◆ **SHORT TASK**: Extract the whole listing as it stands. Do not include the pictures.

* start AVAILABLE DATA *

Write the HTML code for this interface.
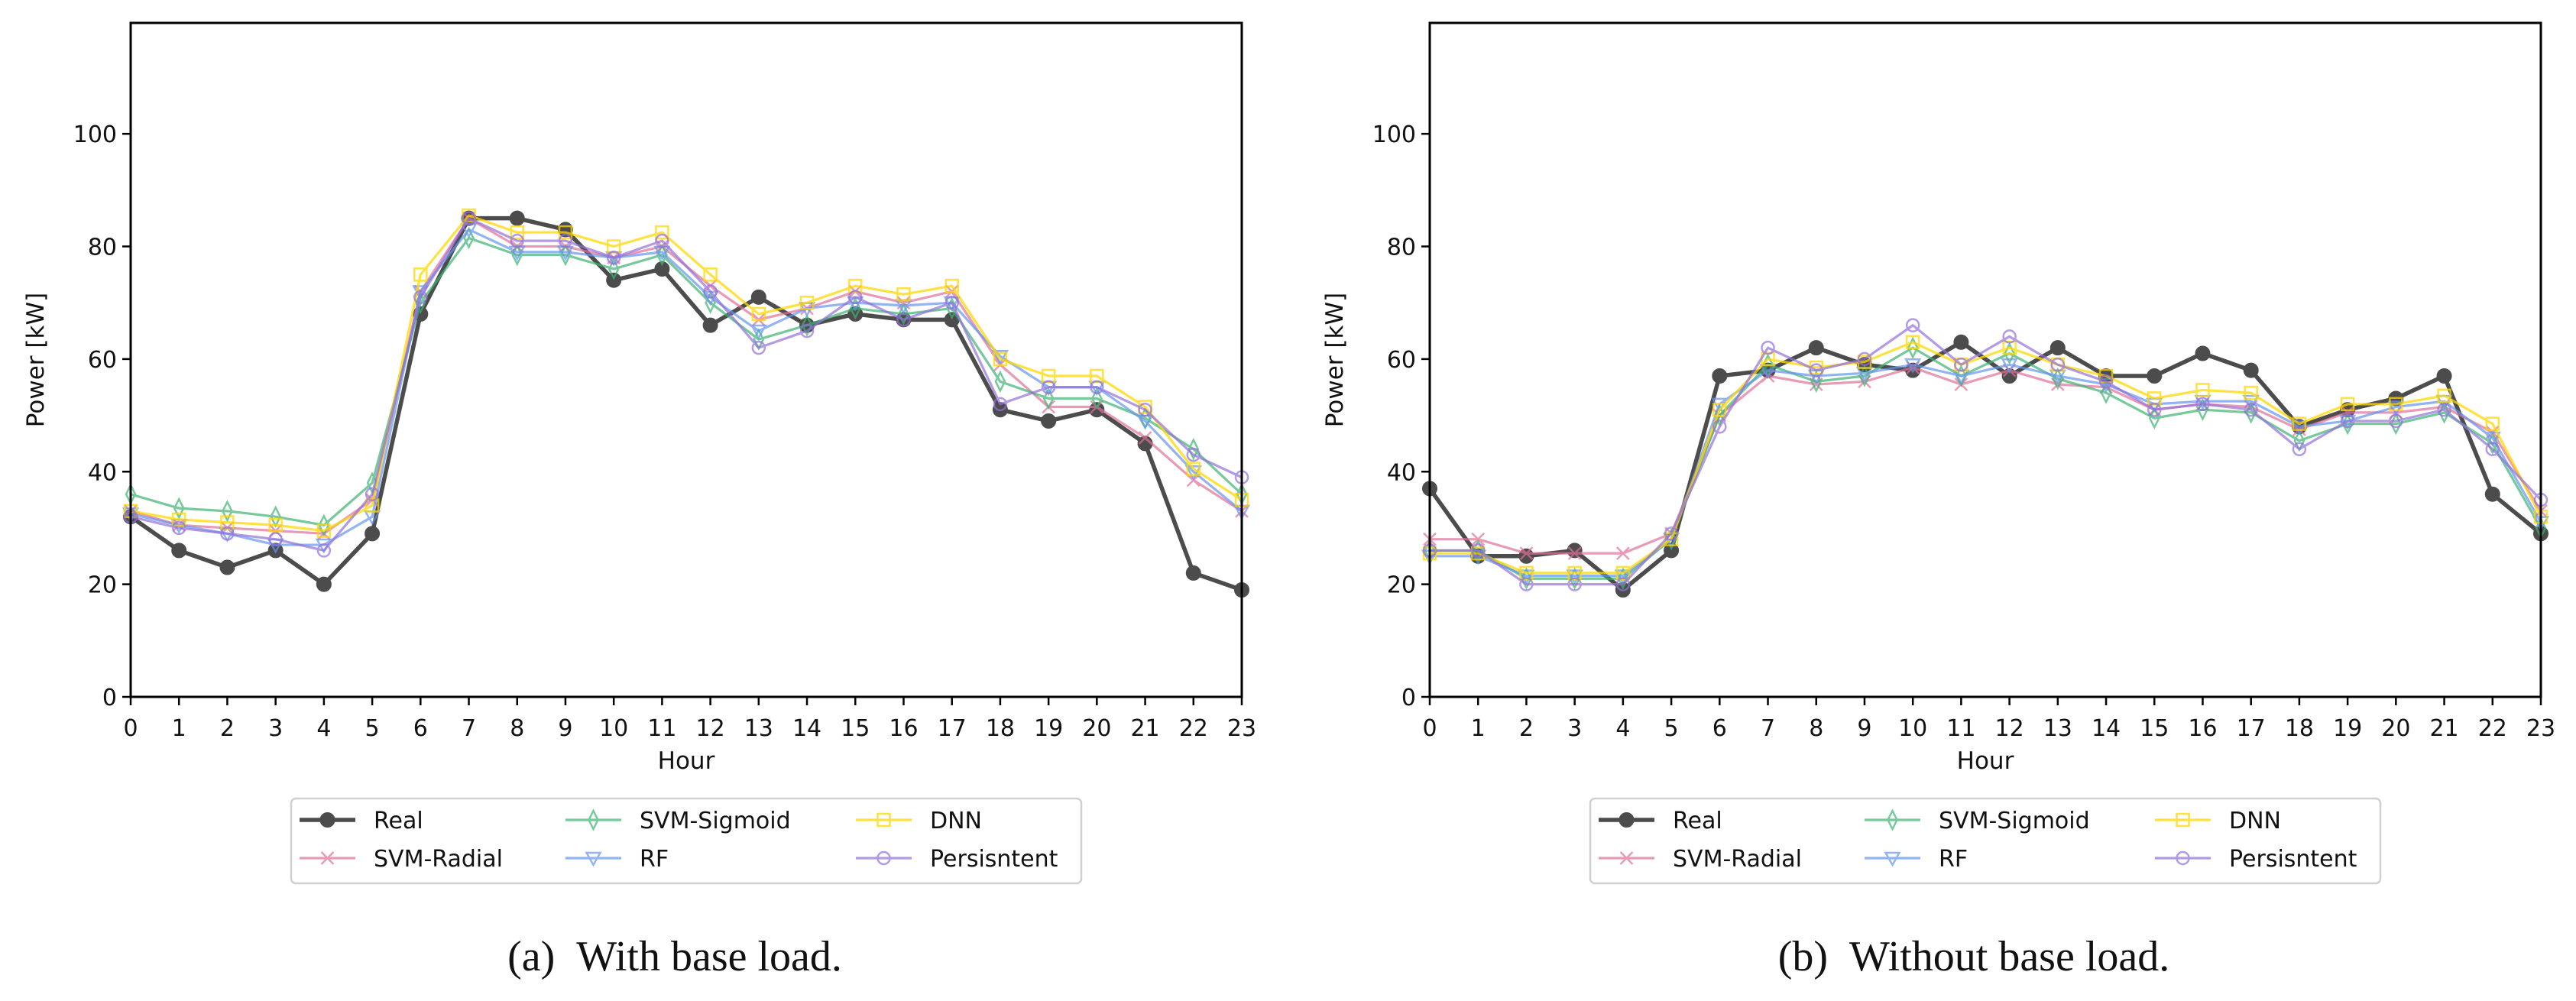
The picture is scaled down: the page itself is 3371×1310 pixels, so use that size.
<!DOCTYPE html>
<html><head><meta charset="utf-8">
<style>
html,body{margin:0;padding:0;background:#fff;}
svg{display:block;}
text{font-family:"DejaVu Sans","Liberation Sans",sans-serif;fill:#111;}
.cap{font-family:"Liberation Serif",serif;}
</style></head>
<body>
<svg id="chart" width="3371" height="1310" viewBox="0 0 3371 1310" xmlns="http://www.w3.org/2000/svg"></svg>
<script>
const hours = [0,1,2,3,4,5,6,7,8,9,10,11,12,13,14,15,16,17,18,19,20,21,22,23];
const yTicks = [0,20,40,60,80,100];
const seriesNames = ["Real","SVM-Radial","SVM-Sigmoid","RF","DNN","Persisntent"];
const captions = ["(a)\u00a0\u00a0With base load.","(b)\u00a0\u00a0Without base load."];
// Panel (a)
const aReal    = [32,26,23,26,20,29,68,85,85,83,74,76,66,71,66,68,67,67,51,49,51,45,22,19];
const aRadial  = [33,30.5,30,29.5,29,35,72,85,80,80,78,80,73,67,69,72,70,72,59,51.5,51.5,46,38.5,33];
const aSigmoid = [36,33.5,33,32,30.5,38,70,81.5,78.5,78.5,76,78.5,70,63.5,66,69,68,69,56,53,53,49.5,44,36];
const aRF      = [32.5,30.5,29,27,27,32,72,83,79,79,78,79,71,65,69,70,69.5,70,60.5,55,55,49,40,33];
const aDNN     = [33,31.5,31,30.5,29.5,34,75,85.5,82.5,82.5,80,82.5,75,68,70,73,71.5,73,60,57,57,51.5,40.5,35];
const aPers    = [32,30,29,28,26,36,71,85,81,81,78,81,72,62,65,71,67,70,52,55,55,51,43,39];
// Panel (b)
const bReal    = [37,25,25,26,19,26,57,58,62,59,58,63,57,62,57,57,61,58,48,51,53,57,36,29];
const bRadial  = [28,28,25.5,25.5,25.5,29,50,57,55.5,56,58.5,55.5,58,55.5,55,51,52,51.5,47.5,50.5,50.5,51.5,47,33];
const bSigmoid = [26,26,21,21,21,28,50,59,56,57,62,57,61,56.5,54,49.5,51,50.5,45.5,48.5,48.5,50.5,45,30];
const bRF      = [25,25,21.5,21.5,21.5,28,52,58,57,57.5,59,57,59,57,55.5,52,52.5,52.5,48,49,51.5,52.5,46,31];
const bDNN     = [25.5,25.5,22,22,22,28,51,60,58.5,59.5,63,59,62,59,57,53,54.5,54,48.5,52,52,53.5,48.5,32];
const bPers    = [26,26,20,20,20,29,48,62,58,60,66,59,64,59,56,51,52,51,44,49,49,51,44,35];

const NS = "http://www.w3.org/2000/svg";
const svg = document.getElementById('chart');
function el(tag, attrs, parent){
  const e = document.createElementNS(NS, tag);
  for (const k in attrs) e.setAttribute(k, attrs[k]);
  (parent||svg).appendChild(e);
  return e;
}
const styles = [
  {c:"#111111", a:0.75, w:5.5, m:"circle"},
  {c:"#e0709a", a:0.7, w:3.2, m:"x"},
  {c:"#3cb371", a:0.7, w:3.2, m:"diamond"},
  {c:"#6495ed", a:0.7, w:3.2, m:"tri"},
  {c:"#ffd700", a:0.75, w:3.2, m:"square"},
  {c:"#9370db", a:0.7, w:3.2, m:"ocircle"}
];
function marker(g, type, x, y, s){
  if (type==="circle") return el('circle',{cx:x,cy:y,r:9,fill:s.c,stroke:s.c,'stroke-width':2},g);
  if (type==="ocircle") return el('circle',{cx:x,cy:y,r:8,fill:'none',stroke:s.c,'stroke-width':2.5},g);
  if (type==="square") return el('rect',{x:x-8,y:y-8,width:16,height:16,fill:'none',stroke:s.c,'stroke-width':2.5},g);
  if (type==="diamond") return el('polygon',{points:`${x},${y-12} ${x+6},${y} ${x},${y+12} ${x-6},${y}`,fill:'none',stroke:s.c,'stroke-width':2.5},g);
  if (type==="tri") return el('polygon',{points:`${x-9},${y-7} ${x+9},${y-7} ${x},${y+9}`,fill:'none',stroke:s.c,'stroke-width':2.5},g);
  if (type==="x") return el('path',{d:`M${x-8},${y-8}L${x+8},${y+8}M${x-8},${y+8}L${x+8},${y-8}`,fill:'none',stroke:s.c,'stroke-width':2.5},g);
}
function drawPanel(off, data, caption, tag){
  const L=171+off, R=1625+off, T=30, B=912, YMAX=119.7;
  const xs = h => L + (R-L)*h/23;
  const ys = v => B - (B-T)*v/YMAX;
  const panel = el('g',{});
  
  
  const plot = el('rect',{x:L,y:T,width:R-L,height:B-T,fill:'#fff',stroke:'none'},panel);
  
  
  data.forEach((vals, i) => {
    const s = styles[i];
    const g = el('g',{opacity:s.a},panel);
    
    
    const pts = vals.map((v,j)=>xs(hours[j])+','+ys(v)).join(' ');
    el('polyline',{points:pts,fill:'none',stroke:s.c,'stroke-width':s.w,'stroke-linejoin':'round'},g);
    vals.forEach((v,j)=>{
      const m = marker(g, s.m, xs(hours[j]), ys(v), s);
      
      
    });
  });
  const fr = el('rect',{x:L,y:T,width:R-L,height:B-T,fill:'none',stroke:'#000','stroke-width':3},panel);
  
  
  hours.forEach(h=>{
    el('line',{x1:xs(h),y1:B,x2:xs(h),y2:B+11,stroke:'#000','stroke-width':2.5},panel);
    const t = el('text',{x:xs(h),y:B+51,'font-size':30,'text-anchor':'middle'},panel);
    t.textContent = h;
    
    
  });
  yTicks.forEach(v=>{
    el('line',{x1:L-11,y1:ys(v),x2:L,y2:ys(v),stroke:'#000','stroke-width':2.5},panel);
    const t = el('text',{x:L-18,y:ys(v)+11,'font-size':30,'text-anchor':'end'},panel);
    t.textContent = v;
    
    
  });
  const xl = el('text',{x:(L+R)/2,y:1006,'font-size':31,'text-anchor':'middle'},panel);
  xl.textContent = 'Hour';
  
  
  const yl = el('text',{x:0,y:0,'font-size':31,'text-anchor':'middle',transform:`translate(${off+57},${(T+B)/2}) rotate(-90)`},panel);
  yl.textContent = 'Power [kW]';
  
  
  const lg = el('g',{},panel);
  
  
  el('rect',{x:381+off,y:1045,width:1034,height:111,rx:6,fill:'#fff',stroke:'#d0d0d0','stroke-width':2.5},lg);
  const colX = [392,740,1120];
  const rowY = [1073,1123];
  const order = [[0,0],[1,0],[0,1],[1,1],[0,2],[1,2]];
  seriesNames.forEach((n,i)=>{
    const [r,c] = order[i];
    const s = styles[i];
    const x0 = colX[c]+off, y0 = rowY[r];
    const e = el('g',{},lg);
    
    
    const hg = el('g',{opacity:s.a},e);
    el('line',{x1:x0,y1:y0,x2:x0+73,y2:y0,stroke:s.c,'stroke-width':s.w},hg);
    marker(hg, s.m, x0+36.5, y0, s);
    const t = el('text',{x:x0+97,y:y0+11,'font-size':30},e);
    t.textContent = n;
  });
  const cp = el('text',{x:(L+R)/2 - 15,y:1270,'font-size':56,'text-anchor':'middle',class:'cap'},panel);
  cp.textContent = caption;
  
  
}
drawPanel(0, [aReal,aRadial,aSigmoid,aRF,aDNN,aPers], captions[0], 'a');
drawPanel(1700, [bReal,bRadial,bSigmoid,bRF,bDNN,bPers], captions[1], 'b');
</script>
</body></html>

* end AVAILABLE DATA *

◆ **PROBLEM SOLUTION**:
Write the HTML code for this interface.
The picture is scaled down: the page itself is 3371×1310 pixels, so use that size.
<!DOCTYPE html>
<html><head><meta charset="utf-8">
<style>
html,body{margin:0;padding:0;background:#fff;}
svg{display:block;}
text{font-family:"DejaVu Sans","Liberation Sans",sans-serif;fill:#111;}
.cap{font-family:"Liberation Serif",serif;}
</style></head>
<body>
<svg id="chart" width="3371" height="1310" viewBox="0 0 3371 1310" xmlns="http://www.w3.org/2000/svg"></svg>
<script>
const hours = [0,1,2,3,4,5,6,7,8,9,10,11,12,13,14,15,16,17,18,19,20,21,22,23];
const yTicks = [0,20,40,60,80,100];
const seriesNames = ["Real","SVM-Radial","SVM-Sigmoid","RF","DNN","Persisntent"];
const captions = ["(a)\u00a0\u00a0With base load.","(b)\u00a0\u00a0Without base load."];
// Panel (a)
const aReal    = [32,26,23,26,20,29,68,85,85,83,74,76,66,71,66,68,67,67,51,49,51,45,22,19];
const aRadial  = [33,30.5,30,29.5,29,35,72,85,80,80,78,80,73,67,69,72,70,72,59,51.5,51.5,46,38.5,33];
const aSigmoid = [36,33.5,33,32,30.5,38,70,81.5,78.5,78.5,76,78.5,70,63.5,66,69,68,69,56,53,53,49.5,44,36];
const aRF      = [32.5,30.5,29,27,27,32,72,83,79,79,78,79,71,65,69,70,69.5,70,60.5,55,55,49,40,33];
const aDNN     = [33,31.5,31,30.5,29.5,34,75,85.5,82.5,82.5,80,82.5,75,68,70,73,71.5,73,60,57,57,51.5,40.5,35];
const aPers    = [32,30,29,28,26,36,71,85,81,81,78,81,72,62,65,71,67,70,52,55,55,51,43,39];
// Panel (b)
const bReal    = [37,25,25,26,19,26,57,58,62,59,58,63,57,62,57,57,61,58,48,51,53,57,36,29];
const bRadial  = [28,28,25.5,25.5,25.5,29,50,57,55.5,56,58.5,55.5,58,55.5,55,51,52,51.5,47.5,50.5,50.5,51.5,47,33];
const bSigmoid = [26,26,21,21,21,28,50,59,56,57,62,57,61,56.5,54,49.5,51,50.5,45.5,48.5,48.5,50.5,45,30];
const bRF      = [25,25,21.5,21.5,21.5,28,52,58,57,57.5,59,57,59,57,55.5,52,52.5,52.5,48,49,51.5,52.5,46,31];
const bDNN     = [25.5,25.5,22,22,22,28,51,60,58.5,59.5,63,59,62,59,57,53,54.5,54,48.5,52,52,53.5,48.5,32];
const bPers    = [26,26,20,20,20,29,48,62,58,60,66,59,64,59,56,51,52,51,44,49,49,51,44,35];

const NS = "http://www.w3.org/2000/svg";
const svg = document.getElementById('chart');
function el(tag, attrs, parent){
  const e = document.createElementNS(NS, tag);
  for (const k in attrs) e.setAttribute(k, attrs[k]);
  (parent||svg).appendChild(e);
  return e;
}
const styles = [
  {c:"#111111", a:0.75, w:5.5, m:"circle"},
  {c:"#e0709a", a:0.7, w:3.2, m:"x"},
  {c:"#3cb371", a:0.7, w:3.2, m:"diamond"},
  {c:"#6495ed", a:0.7, w:3.2, m:"tri"},
  {c:"#ffd700", a:0.75, w:3.2, m:"square"},
  {c:"#9370db", a:0.7, w:3.2, m:"ocircle"}
];
function marker(g, type, x, y, s){
  if (type==="circle") return el('circle',{cx:x,cy:y,r:9,fill:s.c,stroke:s.c,'stroke-width':2},g);
  if (type==="ocircle") return el('circle',{cx:x,cy:y,r:8,fill:'none',stroke:s.c,'stroke-width':2.5},g);
  if (type==="square") return el('rect',{x:x-8,y:y-8,width:16,height:16,fill:'none',stroke:s.c,'stroke-width':2.5},g);
  if (type==="diamond") return el('polygon',{points:`${x},${y-12} ${x+6},${y} ${x},${y+12} ${x-6},${y}`,fill:'none',stroke:s.c,'stroke-width':2.5},g);
  if (type==="tri") return el('polygon',{points:`${x-9},${y-7} ${x+9},${y-7} ${x},${y+9}`,fill:'none',stroke:s.c,'stroke-width':2.5},g);
  if (type==="x") return el('path',{d:`M${x-8},${y-8}L${x+8},${y+8}M${x-8},${y+8}L${x+8},${y-8}`,fill:'none',stroke:s.c,'stroke-width':2.5},g);
}
function drawPanel(off, data, caption, tag){
  const L=171+off, R=1625+off, T=30, B=912, YMAX=119.7;
  const xs = h => L + (R-L)*h/23;
  const ys = v => B - (B-T)*v/YMAX;
  const panel = el('g',{});
  
  
  const plot = el('rect',{x:L,y:T,width:R-L,height:B-T,fill:'#fff',stroke:'none'},panel);
  
  
  data.forEach((vals, i) => {
    const s = styles[i];
    const g = el('g',{opacity:s.a},panel);
    
    
    const pts = vals.map((v,j)=>xs(hours[j])+','+ys(v)).join(' ');
    el('polyline',{points:pts,fill:'none',stroke:s.c,'stroke-width':s.w,'stroke-linejoin':'round'},g);
    vals.forEach((v,j)=>{
      const m = marker(g, s.m, xs(hours[j]), ys(v), s);
      
      
    });
  });
  const fr = el('rect',{x:L,y:T,width:R-L,height:B-T,fill:'none',stroke:'#000','stroke-width':3},panel);
  
  
  hours.forEach(h=>{
    el('line',{x1:xs(h),y1:B,x2:xs(h),y2:B+11,stroke:'#000','stroke-width':2.5},panel);
    const t = el('text',{x:xs(h),y:B+51,'font-size':30,'text-anchor':'middle'},panel);
    t.textContent = h;
    
    
  });
  yTicks.forEach(v=>{
    el('line',{x1:L-11,y1:ys(v),x2:L,y2:ys(v),stroke:'#000','stroke-width':2.5},panel);
    const t = el('text',{x:L-18,y:ys(v)+11,'font-size':30,'text-anchor':'end'},panel);
    t.textContent = v;
    
    
  });
  const xl = el('text',{x:(L+R)/2,y:1006,'font-size':31,'text-anchor':'middle'},panel);
  xl.textContent = 'Hour';
  
  
  const yl = el('text',{x:0,y:0,'font-size':31,'text-anchor':'middle',transform:`translate(${off+57},${(T+B)/2}) rotate(-90)`},panel);
  yl.textContent = 'Power [kW]';
  
  
  const lg = el('g',{},panel);
  
  
  el('rect',{x:381+off,y:1045,width:1034,height:111,rx:6,fill:'#fff',stroke:'#d0d0d0','stroke-width':2.5},lg);
  const colX = [392,740,1120];
  const rowY = [1073,1123];
  const order = [[0,0],[1,0],[0,1],[1,1],[0,2],[1,2]];
  seriesNames.forEach((n,i)=>{
    const [r,c] = order[i];
    const s = styles[i];
    const x0 = colX[c]+off, y0 = rowY[r];
    const e = el('g',{},lg);
    
    
    const hg = el('g',{opacity:s.a},e);
    el('line',{x1:x0,y1:y0,x2:x0+73,y2:y0,stroke:s.c,'stroke-width':s.w},hg);
    marker(hg, s.m, x0+36.5, y0, s);
    const t = el('text',{x:x0+97,y:y0+11,'font-size':30},e);
    t.textContent = n;
  });
  const cp = el('text',{x:(L+R)/2 - 15,y:1270,'font-size':56,'text-anchor':'middle',class:'cap'},panel);
  cp.textContent = caption;
  
  
}
drawPanel(0, [aReal,aRadial,aSigmoid,aRF,aDNN,aPers], captions[0], 'a');
drawPanel(1700, [bReal,bRadial,bSigmoid,bRF,bDNN,bPers], captions[1], 'b');
</script>
</body></html>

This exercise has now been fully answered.